(THE REQUEST):
Retype, exactly as they stand, the lines from the start of the data to the line that contains "const yMinor = [12.5,37.5,62.5,87.5];", both ends included. Leave the pictures out.

(DATASET EXTRACT):
_ _ _ _

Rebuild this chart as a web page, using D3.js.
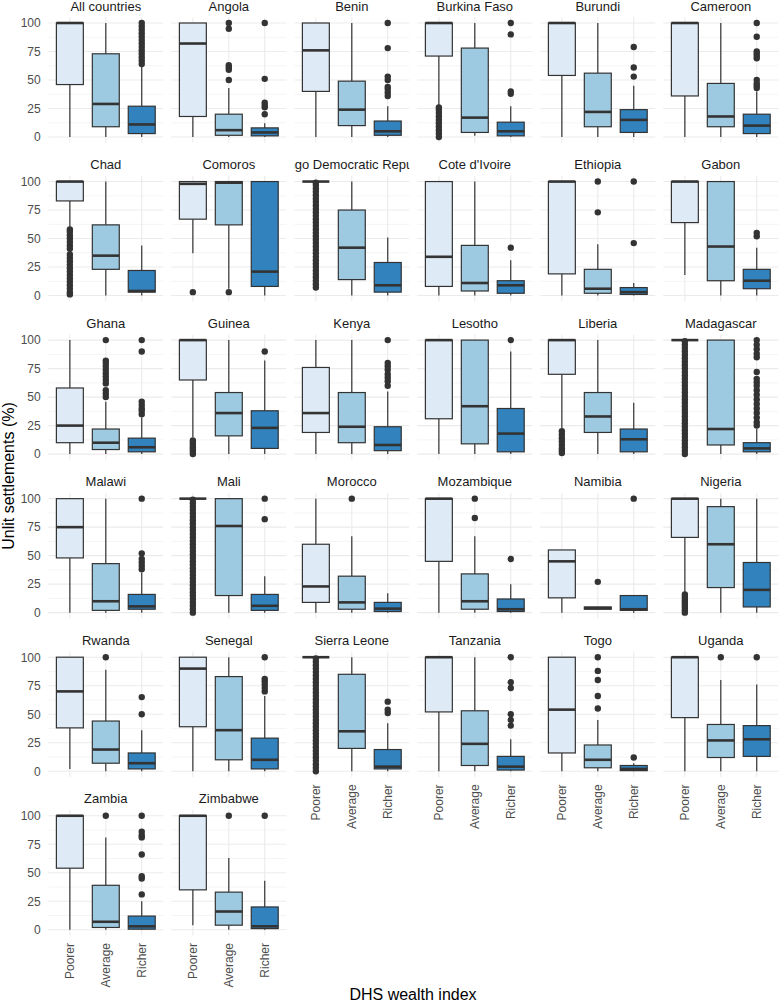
<!DOCTYPE html>
<html><head><meta charset="utf-8">
<script src="https://cdn.jsdelivr.net/npm/d3@7"></script>
<style>body{margin:0;background:#fff}svg{display:block}text{font-family:"Liberation Sans",Arial,sans-serif}</style>
</head><body>
<script>
const countries = ["All countries","Angola","Benin","Burkina Faso","Burundi","Cameroon","Chad","Comoros","Congo Democratic Republic","Cote d'Ivoire","Ethiopia","Gabon","Ghana","Guinea","Kenya","Lesotho","Liberia","Madagascar","Malawi","Mali","Morocco","Mozambique","Namibia","Nigeria","Rwanda","Senegal","Sierra Leone","Tanzania","Togo","Uganda","Zambia","Zimbabwe"];
const groups = ["Poorer","Average","Richer"];
const groupColors = ["#deebf7","#9ecae1","#3182bd"];
const yTicks = [0,25,50,75,100];
const yMinor = [12.5,37.5,62.5,87.5];

// per country: [Poorer, Average, Richer]
const whiskerLow = [[0,0,0],[0,0,0],[0,0,0],[27,1,0],[0,0,0],[0,0,0],[59,0,0],[37,6,0],[100,0,0],[0,0,0],[0,0,0],[18,0,0],[0,0,0],[15,0,0],[0,0,0],[0,0,0],[23,0,0],[100,0,0],[0,0,0],[100,0,0],[0,0,0],[0,0,0],[0,3,0],[18,0,0],[2,0,0],[0,0,0],[100,0,0],[0,0,0],[0,0,0],[0,0,0],[0,0,0],[4,0,0]];
const boxLow = [[46,9,3],[18,1.5,1],[40,10,1.5],[71,4,1],[54,9,4],[36,9,3],[83,23,3],[67,62,8],[100,14,3],[8,4,2],[19,2,1],[64,13,6],[10,4,2],[65,16,5],[19,10,3],[31,9,2],[70,19,2],[100,8,2],[48,2,3],[100,15,2],[9,3,1],[45,3,1],[13,3,2],[66,22,5],[38,7,2],[39,10,2],[100,20,2],[52,5,1],[16,3,0.5],[47,12,13],[54,2,0.5],[35,4,1]];
const medians = [[100,29,11],[82,6,4],[76,24,5],[100,17,5],[100,22,15],[100,18,10],[100,35,4],[98,99,21],[100,42,9],[34,11,9],[100,6,3],[100,43,13],[25,10,6],[100,36,23],[36,24,8],[100,42,18],[100,33,13],[100,22,5],[75,10,5.5],[100,76,6],[23,9,3.5],[100,10,3],[45,4,3],[100,60,20],[70,19,7],[90,36,10],[100,35,4],[100,24,4],[54,10,2],[100,27,28],[100,7,3],[100,16,3]];
const boxHigh = [[100,73,27],[100,20,8],[100,49,14],[100,78,13],[100,56,24],[100,47,20],[100,62,22],[100,100,100],[100,75,29],[100,44,13],[100,23,7],[100,100,23],[58,22,14],[100,54,38],[76,54,24],[100,100,40],[100,54,22],[100,100,10],[100,43,16],[100,100,16],[60,32,9],[100,34,12],[55,5,15],[100,93,44],[100,44,16],[100,83,29],[100,85,19],[100,53,13],[100,23,5],[100,41,40],[100,39,12],[100,33,20]];
const whiskerHigh = [[100,100,63],[100,43,12],[100,100,27],[100,100,27],[100,100,45],[100,100,40],[100,100,44],[100,100,100],[100,100,51],[100,100,31],[100,45,11],[100,100,42],[100,46,32],[100,100,82],[100,100,55],[100,100,90],[100,100,45],[100,100,22],[100,100,35],[100,100,32],[100,67,17],[100,67,25],[55,5,15],[100,100,100],[100,89,36],[100,100,66],[100,100,42],[100,100,28],[100,45,7],[100,80,76],[100,81,25],[100,63,43]];

const denseAll = [0,3,6,9,12,15,18,21,24,27,30,33,36,39,42,45,48,51,54,57,60,63,66,69,72,75,78,81,84,87,90,93,96,99];
const outliersPoorer = [[],[],[],[0,3,6,9,12,15,18,21,24,26],[],[],[1,3,6,9,12,15,18,21,24,27,30,33,36,41,44,47,50,53,56,58],[3],[7,10,13,16,19,22,25,28,31,34,37,40,43,46,49,52,55,58,61,64,67,70,73,76,79,82,85,88,91,94,97,99],[],[],[],[],[0,2,4,6,8,10,12],[],[],[1,3,5,8,11,14,17,20],denseAll,[],denseAll,[],[],[],[0,2,4,6,8,10,12,14,16],[],[],denseAll,[],[],[],[],[]];
const outliersAverage = [[],[50,59,61,63,95,100],[],[],[],[],[],[3],[],[],[73,100],[],[50,53,56,62,65,68,71,74,77,80,82,100],[],[],[],[],[],[],[],[100],[83,100],[27],[],[100],[],[],[],[55,66,80,88,100],[100],[100],[100]];
const outliersRicher = [[64,67,70,73,76,79,82,85,88,91,94,97,100],[20,26,28,30,51,100],[36,39,42,44,50,53,78,100],[38,40,90,100],[53,61,79],[43,45,47,50,69,71,73,75,88,100],[],[],[],[42],[46,100],[52,55],[35,38,40,43,46,90,100],[90],[60,64,67,70,74,77,80,100],[100],[],[25,28,32,36,40,44,48,52,56,60,63,66,72,85,88,92,96,100],[38,41,44,47,52,100],[82,100],[],[47],[100],[],[50,65],[70,73,76,79,81,100],[51,54,61],[40,45,50,73,78,100],[12],[100],[31,45,47,66,81,83,86,100],[100]];
const outliers = countries.map((c,i)=>[outliersPoorer[i],outliersAverage[i],outliersRicher[i]]);

const W = 779, H = 1007;
const nCols = 6;
const panelLeft0 = 48.3, colStep = 123, panelW = 115;
const panelTop0 = 17.3, rowStep = 158.55, panelH = 125.4;
const ink = "#333333";

const svg = d3.select("body").append("svg").attr("width",W).attr("height",H);
const defs = svg.append("defs");

const x = d3.scaleBand().domain(groups).range([0,panelW]).paddingInner(0.25).paddingOuter(0.225);
const yBase = d3.scaleLinear().domain([-5,105]).range([panelH,0]);

const nPanels = countries.length;
countries.forEach((name,i)=>{
  const col = i % nCols, row = Math.floor(i / nCols);
  const px = panelLeft0 + col*colStep, py = panelTop0 + row*rowStep;
  const g = svg.append("g").attr("transform",`translate(${px},${py})`);
  const y = yBase;
  // grid
  g.selectAll(".minor").data(yMinor).join("line")
    .attr("x1",0).attr("x2",panelW).attr("y1",d=>y(d)).attr("y2",d=>y(d))
    .attr("stroke","#ebebeb").attr("stroke-width",0.55);
  g.selectAll(".major").data(yTicks).join("line").attr("class","major")
    .attr("x1",0).attr("x2",panelW).attr("y1",d=>y(d)).attr("y2",d=>y(d))
    .attr("stroke","#ebebeb").attr("stroke-width",1.1);
  g.selectAll(".vgrid").data(groups).join("line").attr("class","vgrid")
    .attr("x1",d=>x(d)+x.bandwidth()/2).attr("x2",d=>x(d)+x.bandwidth()/2)
    .attr("y1",0).attr("y2",panelH).attr("stroke","#ebebeb").attr("stroke-width",1.1);

  // strip (text clipped to the strip width, as in the reference)
  const strip = g.append("g");
  const txt = strip.append("text")
    .attr("x",panelW/2).attr("y",-6.6).attr("text-anchor","middle")
    .attr("font-size",13).attr("fill","#1a1a1a").text(name);
  if(txt.node().getComputedTextLength() > panelW){
    const cid = "clip"+i;
    defs.append("clipPath").attr("id",cid).append("rect").attr("x",0).attr("y",-17).attr("width",panelW).attr("height",17);
    strip.attr("clip-path",`url(#${cid})`);
  }

  groups.forEach((grp,k)=>{
    const cx = x(grp)+x.bandwidth()/2;
    const lo = whiskerLow[i][k], q1 = boxLow[i][k], md = medians[i][k], q3 = boxHigh[i][k], hi = whiskerHigh[i][k];
    const bg = g.append("g");
    bg.append("line").attr("x1",cx).attr("x2",cx).attr("y1",y(q3)).attr("y2",y(hi)).attr("stroke",ink).attr("stroke-width",1.2);
    bg.append("line").attr("x1",cx).attr("x2",cx).attr("y1",y(q1)).attr("y2",y(lo)).attr("stroke",ink).attr("stroke-width",1.2);
    bg.append("rect").attr("x",x(grp)).attr("width",x.bandwidth())
      .attr("y",y(q3)).attr("height",Math.max(0,y(q1)-y(q3)))
      .attr("fill",groupColors[k]).attr("stroke",ink).attr("stroke-width",1.2);
    bg.append("line").attr("x1",x(grp)).attr("x2",x(grp)+x.bandwidth()).attr("y1",y(md)).attr("y2",y(md))
      .attr("stroke",ink).attr("stroke-width",2.6);
    bg.selectAll("circle").data(outliers[i][k]).join("circle")
      .attr("cx",cx).attr("cy",d=>y(d)).attr("r",3.2).attr("fill",ink);
  });

  if(col===0){
    const ax = g.append("g").call(d3.axisLeft(y).tickValues(yTicks).tickSize(0).tickPadding(7.6));
    ax.select(".domain").remove();
    ax.selectAll("text").attr("font-size",12).attr("fill","#4d4d4d").style("font-family","'Liberation Sans',Arial,sans-serif");
  }
  if(i + nCols >= nPanels){
    const ax = g.append("g").attr("transform",`translate(0,${panelH})`).call(d3.axisBottom(x).tickSize(0).tickPadding(0));
    ax.select(".domain").remove();
    ax.selectAll("text").attr("font-size",12).attr("fill","#4d4d4d").style("font-family","'Liberation Sans',Arial,sans-serif")
      .attr("text-anchor","end").attr("transform","translate(0,7.5) rotate(-90)").attr("x",0).attr("y",0).attr("dy","0.35em");
  }
});

svg.append("text").attr("transform","translate(13.5,476) rotate(-90)").attr("text-anchor","middle")
  .attr("font-size",16).attr("fill","#000").text("Unlit settlements (%)");
svg.append("text").attr("x",413).attr("y",1000).attr("text-anchor","middle")
  .attr("font-size",16).attr("fill","#000").text("DHS wealth index");
</script>
</body></html>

_ _ _ _

(ANSWER):
Rebuild this chart as a web page, using D3.js.
<!DOCTYPE html>
<html><head><meta charset="utf-8">
<script src="https://cdn.jsdelivr.net/npm/d3@7"></script>
<style>body{margin:0;background:#fff}svg{display:block}text{font-family:"Liberation Sans",Arial,sans-serif}</style>
</head><body>
<script>
const countries = ["All countries","Angola","Benin","Burkina Faso","Burundi","Cameroon","Chad","Comoros","Congo Democratic Republic","Cote d'Ivoire","Ethiopia","Gabon","Ghana","Guinea","Kenya","Lesotho","Liberia","Madagascar","Malawi","Mali","Morocco","Mozambique","Namibia","Nigeria","Rwanda","Senegal","Sierra Leone","Tanzania","Togo","Uganda","Zambia","Zimbabwe"];
const groups = ["Poorer","Average","Richer"];
const groupColors = ["#deebf7","#9ecae1","#3182bd"];
const yTicks = [0,25,50,75,100];
const yMinor = [12.5,37.5,62.5,87.5];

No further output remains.